How to Read NBA Lines and Spreads for Smarter Betting Decisions

2025-11-05 09:00

I remember the first time I tried to make sense of NBA betting lines - it felt like deciphering ancient hieraclyphs while everyone around me seemed fluent in this secret language. After years of studying sports analytics and placing my own wagers, I've come to appreciate that understanding NBA lines and spreads isn't just about gambling; it's about reading the mathematical story of what experts predict will happen on the court. Much like how baseball enthusiasts analyze R-H-E totals and pitching lines to understand game dynamics, basketball bettors need to master point spreads, moneylines, and totals to make smarter decisions.

When I first started, I made the classic rookie mistake of just looking at who was favored to win straight up. The reality is much more nuanced. Let's break down the three main components you'll encounter. Point spreads level the playing field by giving the underdog an artificial advantage - typically ranging from 1.5 to 15 points in the NBA. If you see Lakers -5.5 versus Celtics +5.5, the Lakers need to win by at least 6 points for a spread bet on them to cash. The moneyline simplifies things to pure victory, with favorites carrying negative odds (like -150 meaning you'd need to bet $150 to win $100) and underdogs sporting positive odds (+180 means a $100 bet wins $180). Then there are totals, also called over/unders, which predict the combined score of both teams - these typically range from 210 to 240 points in modern NBA games.

What most beginners don't realize is that these numbers tell a deeper story about expected game flow, pace, and even coaching strategies. A high total around 235 suggests both teams play uptempo basketball with minimal defense - think Kings versus Hawks last season where they combined for 248 points in that March thriller. A spread moving from -2 to -4 might indicate late injury news or betting market overreaction to a star player's recent performance. I've learned to track these movements using free tools like ESPN's NBA odds page or the Action Network app, checking how lines evolve from opening to tip-off.

My personal approach involves what I call the "three-layer verification" system. First, I examine the raw numbers - the spread, the moneyline probability, and how they relate to each other. Second, I dig into why the numbers are what they are - is a team on a back-to-back? Are there key injuries? Is there a historical rivalry factor? Third, I look for value discrepancies between different sportsbooks - sometimes you can find half-point advantages that significantly improve your expected value over time. Just last month, I found a total of 222.5 at DraftKings while other books had 223 - that half point difference actually mattered when the game landed exactly on 223.

The betting market reacts to information with remarkable efficiency, but it's not perfect. I've noticed that lines tend to overvalue public teams like the Lakers and Warriors - their spreads are often inflated by 1-2 points due to casual bettor bias. Meanwhile, small-market teams like the Memphis Grizzlies or Indiana Pacers sometimes offer hidden value, especially when playing at home against flashier opponents. Last season, I tracked underdogs of 7+ points covering the spread 54.3% of the time in divisional matchups - a pattern that consistently delivered value throughout the schedule.

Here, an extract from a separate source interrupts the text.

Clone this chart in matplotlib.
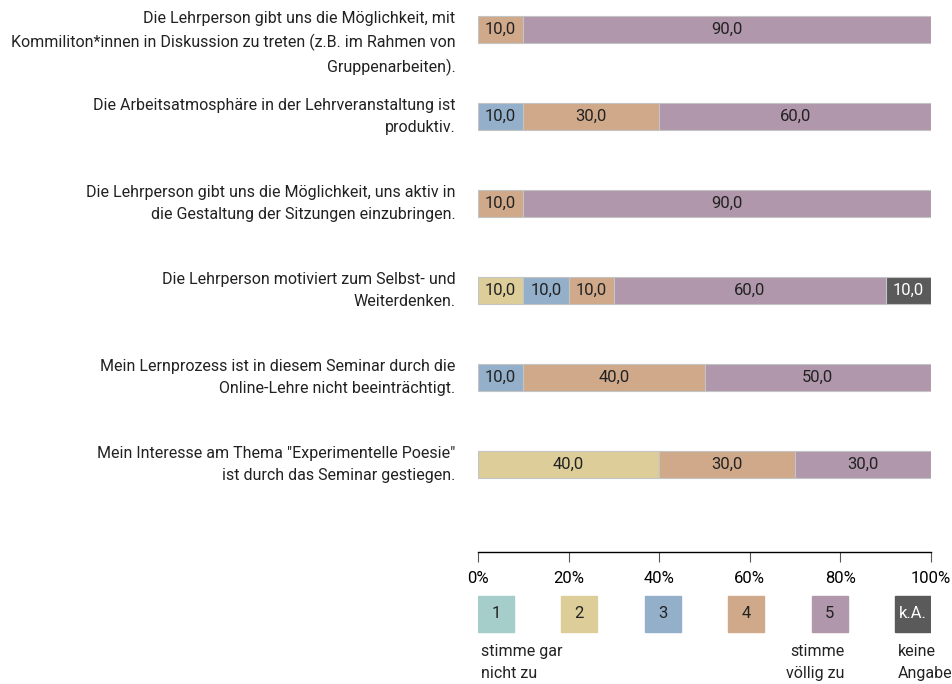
import numpy as np
import matplotlib.pyplot as plt
from matplotlib.patches import Rectangle

plt.rcParams['font.family'] = ['Roboto', 'DejaVu Sans']

questions = [
    "Die Lehrperson gibt uns die Möglichkeit, mit\nKommiliton*innen in Diskussion zu treten (z.B. im Rahmen von\nGruppenarbeiten).",
    "Die Arbeitsatmosphäre in der Lehrveranstaltung ist\nproduktiv.",
    "Die Lehrperson gibt uns die Möglichkeit, uns aktiv in\ndie Gestaltung der Sitzungen einzubringen.",
    "Die Lehrperson motiviert zum Selbst- und\nWeiterdenken.",
    "Mein Lernprozess ist in diesem Seminar durch die\nOnline-Lehre nicht beeinträchtigt.",
    "Mein Interesse am Thema \"Experimentelle Poesie\"\nist durch das Seminar gestiegen.",
]
categories = ["1", "2", "3", "4", "5", "k.A."]
cat_notes = ["stimme gar\nnicht zu", "", "", "", "stimme\nvöllig zu", "keine\nAngabe"]
colors = ["#a5cdc9", "#dccd99", "#93afc9", "#cfa98a", "#b097ab", "#5a5a5a"]

# percent per category (1, 2, 3, 4, 5, k.A.)
c1 = [0, 0, 0, 0, 0, 0]
c2 = [0, 0, 0, 10, 0, 40]
c3 = [0, 10, 0, 10, 10, 0]
c4 = [10, 30, 10, 10, 40, 30]
c5 = [90, 60, 90, 60, 50, 30]
ka = [0, 0, 0, 10, 0, 0]
values = np.array([c1, c2, c3, c4, c5, ka])

W, H = 953, 684
fig = plt.figure(figsize=(W / 100, H / 100), dpi=100)
x0, x1 = 478, 931
ax = fig.add_axes([x0 / W, 1 - 552 / H, (x1 - x0) / W, 552 / H])

y = np.arange(len(questions))
left = np.zeros(len(questions))
bh = 0.31
for i, cat in enumerate(categories):
    v = values[i]
    ax.barh(y, v, left=left, height=bh, color=colors[i],
            edgecolor="#c4c4c4", linewidth=0.8)
    for j in range(len(y)):
        if v[j] > 0:
            ax.text(left[j] + v[j] / 2, y[j], f"{v[j]:.1f}".replace(".", ","),
                    ha="center", va="center", fontsize=12,
                    color="white" if cat == "k.A." else "#222222")
    left += v

for j, q in enumerate(questions):
    ax.text(-5.0, y[j] - bh / 2 - 0.06, q, ha="right", va="top",
            fontsize=11.5, linespacing=1.6, color="#222222")

ax.set_xlim(0, 100)
ax.set_ylim(5 + 1.006, -0.339)
for s in ["top", "right", "left"]:
    ax.spines[s].set_visible(False)
ax.spines["bottom"].set_linewidth(1.0)
ax.set_yticks([])
ax.set_xticks(np.arange(0, 101, 20))
ax.set_xticklabels([f"{t}%" for t in range(0, 101, 20)], fontsize=12)
ax.tick_params(axis="x", length=7, color="#555555", pad=7)

# legend row
lg = fig.add_axes([x0 / W, 1 - 684 / H, (x1 - x0) / W, (684 - 590) / H])
lg.set_xlim(x0, x1)
lg.set_ylim(684, 590)
lg.axis("off")
box = 36
step = (x1 - x0 - box) / 5
for i, cat in enumerate(categories):
    bx = x0 + i * step
    lg.add_patch(Rectangle((bx, 596), box, 36, color=colors[i]))
    lg.text(bx + box / 2, 614, cat, ha="center", va="center", fontsize=12,
            color="white" if cat == "k.A." else "#222222")
    if cat_notes[i]:
        if i == 4:
            lg.text(bx + box - 3, 644, cat_notes[i], ha="right", va="top",
                    fontsize=11.5, linespacing=1.6, color="#222222")
        else:
            lg.text(bx + 3, 644, cat_notes[i], ha="left", va="top",
                    fontsize=11.5, linespacing=1.6, color="#222222")

fig.savefig("out.png", dpi=100)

Weathering losing streaks requires both emotional discipline and mathematical perspective. Even professional sports bettors maintaining 55% accuracy against the spread are considered elite - that still means losing 45 out of every 100 wagers. I keep a detailed spreadsheet tracking my bets, including the closing line, my reasoning, and the result. This has helped me identify personal biases - I tend to overvalue offensive explosions and undervalue defensive grindfests, something I'm consciously working to correct.

Bankroll management separates recreational bettors from serious ones. The standard advice is to risk no more than 1-3% of your total bankroll on any single play. Personally, I use a tiered system where my strongest convictions get 3% while standard plays get 1.5% - this helps maximize returns on edges I'm most confident about while preserving capital during inevitable cold streaks. If you start with $1,000, that means $10-$30 per bet, which feels painfully small initially but prevents catastrophic losses that wipe out your entire stake.

Shopping for the best line might seem tedious, but it's arguably more important than your actual selection process. Having accounts at three or four different sportsbooks allows you to capture extra value on every bet. I've calculated that proper line shopping improves my annual return by approximately 2.7% - that might not sound dramatic, but it's the difference between being profitable and breaking even over hundreds of wagers. The difference between -110 and -105 vig adds up substantially over time.

Ultimately, reading NBA lines is about understanding probability, market psychology, and basketball intelligence simultaneously. The numbers tell you what the collective wisdom expects to happen, but your job is to find where that collective wisdom might be wrong. I've learned to trust certain indicators - home underdogs after two consecutive losses tend to cover at a 58% clip in my tracking, while favorites playing their fourth game in six nights underperform expectations by nearly a full point. These patterns won't make you rich overnight, but they build a foundation for long-term success. The real victory comes from outthinking the market, not just outguessing it - and that begins with truly understanding what those numbers beside each team actually mean beyond surface level.